There's little doubt that we need more women in positions of power— hell, Lean In became a bestseller based on this premise. The question is, how can we help ladies get top positions? Lean in as they may, there are still systemic biases that leave them at a disadvantage. Hence, gender quotas. But do quotas hurt more than they help? Peggy Drexler at The Daily Beast thinks so.
Norway got the gender quota ball rolling in 2003, when it mandated that 40 percent of board members be female. By 2010, women held 25 percent of board positions. France, Belgium, Spain, and Italy followed suit with their own quotas.
But what about the women gender quotas help, who may feel they are being promoted based on their gender?
The quota system — or, more specifically, the women pulled into power because of it — can suffer from the perception that companies are getting the best of a single and specific gender, and not the best, period.
Quotas are about giving opportunities that wouldn't normally be given to a group we know is at a disadvantage due to discrimination. By making the promotion of more women mandatory, people will have the opportunity to realize that these women at the top are actually capable leaders and beneficial to the company. By imposing the idea of female leaders, we are guiding people toward acceptance and even encouragement of women at the top.
Drexler cites a report in the Economist that argued,"to obey the law, Norwegian firms promoted many women who were less experienced than the directors they had before." This is the same Economist article that states, "Times have changed. These days no one doubts that women can run companies." I don't even need to refute that one, since the report does exactly that itself, a few paragraphs later: "While firms that discriminate a lot will be eclipsed by those that promote on merit (and possibly sued), that can take time," the article says. "And men do persistently underestimate women." The article then contradicts its own argument in a single paragraph:
The women that companies voluntarily appoint to boards are mostly excellent (indeed, they may have had to be particularly talented to overcome the barriers in their way).

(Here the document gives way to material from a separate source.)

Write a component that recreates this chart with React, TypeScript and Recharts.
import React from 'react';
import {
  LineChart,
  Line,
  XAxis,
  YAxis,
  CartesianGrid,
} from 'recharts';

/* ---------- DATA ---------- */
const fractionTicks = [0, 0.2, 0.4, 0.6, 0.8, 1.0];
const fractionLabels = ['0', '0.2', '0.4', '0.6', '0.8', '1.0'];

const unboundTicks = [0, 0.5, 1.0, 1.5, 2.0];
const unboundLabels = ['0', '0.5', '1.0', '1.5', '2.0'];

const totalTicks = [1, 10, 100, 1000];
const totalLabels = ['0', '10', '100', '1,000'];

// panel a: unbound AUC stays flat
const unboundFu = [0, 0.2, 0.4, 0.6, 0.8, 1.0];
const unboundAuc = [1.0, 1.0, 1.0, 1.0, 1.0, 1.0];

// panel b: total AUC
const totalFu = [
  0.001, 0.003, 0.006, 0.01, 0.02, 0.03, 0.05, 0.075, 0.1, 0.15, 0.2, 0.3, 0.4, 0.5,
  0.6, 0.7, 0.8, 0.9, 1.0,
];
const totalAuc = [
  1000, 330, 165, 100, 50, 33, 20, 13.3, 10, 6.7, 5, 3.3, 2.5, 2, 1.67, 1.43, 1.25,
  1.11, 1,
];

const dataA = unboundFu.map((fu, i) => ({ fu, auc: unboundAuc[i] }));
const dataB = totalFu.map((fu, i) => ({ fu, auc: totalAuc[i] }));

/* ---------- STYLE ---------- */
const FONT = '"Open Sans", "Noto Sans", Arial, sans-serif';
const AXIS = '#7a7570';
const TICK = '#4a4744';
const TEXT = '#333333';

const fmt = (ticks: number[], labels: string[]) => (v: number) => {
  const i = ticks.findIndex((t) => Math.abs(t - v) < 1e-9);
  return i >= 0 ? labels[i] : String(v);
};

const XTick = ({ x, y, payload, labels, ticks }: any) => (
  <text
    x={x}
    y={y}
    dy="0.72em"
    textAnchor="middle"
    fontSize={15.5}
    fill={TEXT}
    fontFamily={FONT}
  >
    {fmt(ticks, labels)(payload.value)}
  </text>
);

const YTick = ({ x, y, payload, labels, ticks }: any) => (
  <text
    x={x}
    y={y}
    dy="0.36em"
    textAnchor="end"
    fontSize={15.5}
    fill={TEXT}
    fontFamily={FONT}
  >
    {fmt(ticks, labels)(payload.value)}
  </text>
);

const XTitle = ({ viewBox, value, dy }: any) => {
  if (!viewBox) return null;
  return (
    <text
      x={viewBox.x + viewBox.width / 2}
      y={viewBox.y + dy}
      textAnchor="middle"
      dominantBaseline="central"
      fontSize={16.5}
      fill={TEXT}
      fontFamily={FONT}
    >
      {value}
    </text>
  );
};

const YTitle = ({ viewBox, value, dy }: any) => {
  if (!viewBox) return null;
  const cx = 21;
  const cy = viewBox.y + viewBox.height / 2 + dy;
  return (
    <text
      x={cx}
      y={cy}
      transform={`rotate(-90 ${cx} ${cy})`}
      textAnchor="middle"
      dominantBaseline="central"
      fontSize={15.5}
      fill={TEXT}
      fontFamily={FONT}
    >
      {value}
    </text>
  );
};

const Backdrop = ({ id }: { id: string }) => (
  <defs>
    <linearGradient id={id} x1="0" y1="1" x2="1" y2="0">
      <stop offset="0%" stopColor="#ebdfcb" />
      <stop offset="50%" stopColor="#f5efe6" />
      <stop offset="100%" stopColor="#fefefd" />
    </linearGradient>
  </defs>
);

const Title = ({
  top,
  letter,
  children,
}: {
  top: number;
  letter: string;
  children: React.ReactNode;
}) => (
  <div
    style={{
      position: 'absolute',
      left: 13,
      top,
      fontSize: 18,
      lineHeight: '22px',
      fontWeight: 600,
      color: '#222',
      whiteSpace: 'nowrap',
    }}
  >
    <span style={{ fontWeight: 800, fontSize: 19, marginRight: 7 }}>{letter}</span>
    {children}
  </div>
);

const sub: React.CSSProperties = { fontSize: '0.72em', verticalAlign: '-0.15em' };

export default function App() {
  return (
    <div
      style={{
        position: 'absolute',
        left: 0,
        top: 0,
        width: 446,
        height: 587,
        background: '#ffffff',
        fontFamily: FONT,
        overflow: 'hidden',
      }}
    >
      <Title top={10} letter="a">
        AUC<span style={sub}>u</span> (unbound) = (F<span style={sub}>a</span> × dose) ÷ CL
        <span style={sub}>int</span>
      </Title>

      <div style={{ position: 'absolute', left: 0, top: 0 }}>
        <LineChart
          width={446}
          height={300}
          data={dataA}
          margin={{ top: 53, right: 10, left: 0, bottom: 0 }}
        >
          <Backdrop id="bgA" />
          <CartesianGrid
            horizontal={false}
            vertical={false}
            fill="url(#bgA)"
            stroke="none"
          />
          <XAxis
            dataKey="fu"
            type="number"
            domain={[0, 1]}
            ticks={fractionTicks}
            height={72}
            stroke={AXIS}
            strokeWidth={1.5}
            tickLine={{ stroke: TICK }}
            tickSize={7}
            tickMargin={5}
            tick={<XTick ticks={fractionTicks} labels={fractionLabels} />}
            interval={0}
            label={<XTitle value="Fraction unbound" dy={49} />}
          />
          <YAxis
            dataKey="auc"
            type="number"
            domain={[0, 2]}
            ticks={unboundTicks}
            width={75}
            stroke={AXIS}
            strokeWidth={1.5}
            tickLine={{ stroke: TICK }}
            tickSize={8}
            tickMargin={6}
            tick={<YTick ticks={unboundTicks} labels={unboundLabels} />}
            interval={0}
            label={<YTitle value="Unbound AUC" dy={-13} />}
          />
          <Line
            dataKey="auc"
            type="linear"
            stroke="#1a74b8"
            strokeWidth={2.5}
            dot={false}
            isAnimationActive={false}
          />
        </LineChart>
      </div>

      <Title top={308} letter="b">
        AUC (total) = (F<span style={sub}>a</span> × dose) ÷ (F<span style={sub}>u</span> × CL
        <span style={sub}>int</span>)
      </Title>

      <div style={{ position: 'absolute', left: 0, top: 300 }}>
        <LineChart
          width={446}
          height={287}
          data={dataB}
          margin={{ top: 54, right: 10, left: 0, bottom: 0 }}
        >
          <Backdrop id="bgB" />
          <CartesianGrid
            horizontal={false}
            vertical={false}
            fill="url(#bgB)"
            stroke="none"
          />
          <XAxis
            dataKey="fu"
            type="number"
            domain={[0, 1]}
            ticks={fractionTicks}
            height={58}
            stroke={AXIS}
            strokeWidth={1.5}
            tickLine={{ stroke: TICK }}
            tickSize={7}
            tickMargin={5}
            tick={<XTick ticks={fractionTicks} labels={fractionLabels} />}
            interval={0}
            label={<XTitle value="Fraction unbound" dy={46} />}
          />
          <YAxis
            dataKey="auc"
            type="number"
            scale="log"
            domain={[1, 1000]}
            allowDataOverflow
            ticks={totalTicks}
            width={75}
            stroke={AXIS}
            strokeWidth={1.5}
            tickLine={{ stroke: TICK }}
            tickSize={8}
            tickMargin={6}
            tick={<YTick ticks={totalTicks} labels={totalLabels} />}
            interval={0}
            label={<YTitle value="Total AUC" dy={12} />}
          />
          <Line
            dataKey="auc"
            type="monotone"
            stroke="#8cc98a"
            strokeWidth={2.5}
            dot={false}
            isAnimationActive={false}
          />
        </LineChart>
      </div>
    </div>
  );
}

The effect of quotas, however, will be to elevate women who would not otherwise get onto the board. It would be surprising if they proved as able as those appointed without such help.
Hmmm. Something's missing here, between "they may have had to be particularly talented to overcome the barriers" and "it would be surprising if they proved as able as those appointed without such help." What about the women who are as qualified as their male counterparts, except for the fact that they are female?

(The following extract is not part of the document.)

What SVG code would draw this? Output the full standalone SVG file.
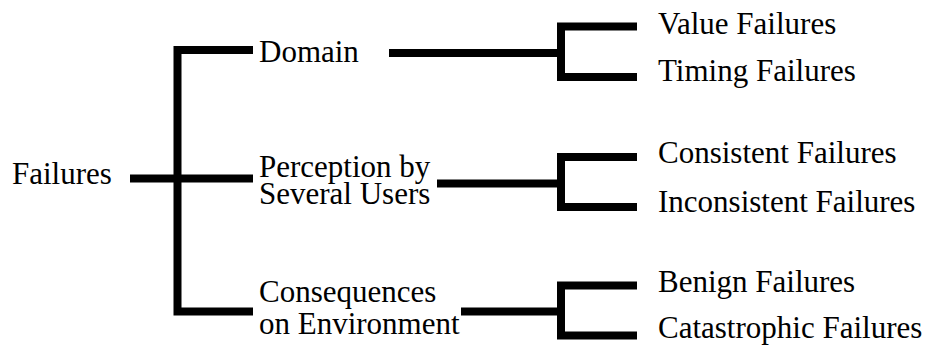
<svg xmlns="http://www.w3.org/2000/svg" width="932" height="351" viewBox="0 0 932 351">
<style>
text{font-family:"Liberation Serif","Times New Roman",serif;font-size:31px;fill:#000}
.c{fill:none;stroke:#000;stroke-width:8;stroke-linejoin:miter;stroke-linecap:butt}
</style>
<rect width="932" height="351" fill="#fff"/>
<g id="connectors">
<path class="c" d="M253,50 H177.5 V311.5 H253"/>
<path class="c" d="M130,178.5 H253"/>
<path class="c" d="M389,53 H561"/>
<path class="c" d="M637,26.5 H561 V77 H637"/>
<path class="c" d="M437,183.5 H561"/>
<path class="c" d="M637,157 H561 V207 H637"/>
<path class="c" d="M461,311.5 H561"/>
<path class="c" d="M637,285.5 H561 V335.5 H637"/>
</g>
<g id="failures"><text x="12" y="184">Failures</text></g>
<g id="domain"><text x="259" y="62">Domain</text></g>
<g id="perception"><text x="259" y="177">Perception by</text><text x="259" y="204">Several Users</text></g>
<g id="consequences"><text x="259" y="302">Consequences</text><text x="259" y="334">on Environment</text></g>
<g id="value"><text x="658" y="34">Value Failures</text></g>
<g id="timing"><text x="658" y="81">Timing Failures</text></g>
<g id="consistent"><text x="658" y="163">Consistent Failures</text></g>
<g id="inconsistent"><text x="658" y="212">Inconsistent Failures</text></g>
<g id="benign"><text x="658" y="292">Benign Failures</text></g>
<g id="catastrophic"><text x="658" y="338">Catastrophic Failures</text></g>
</svg>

Drexler glosses over this same notion of gender holding us back. "Women whose hard work earns them professional success may find that their achievements are downplayed in the shadow of enforced quotas," she writes.
This all smacks of post-feminism. Undoubtedly, these women are at least as successful as their male counterparts. Yet discrimination is still very much a fact of life in most workplaces, and to deny the positive effect of balancing policies like gender quotas is to have a individualist viewpoint that discounts the difficulties most women face when trying to get ahead. Undoubtedly, the quota system is far from perfect. But when people still doubt whether women can run companies, we evidently need gender quotas, at least for now, to prove them wrong.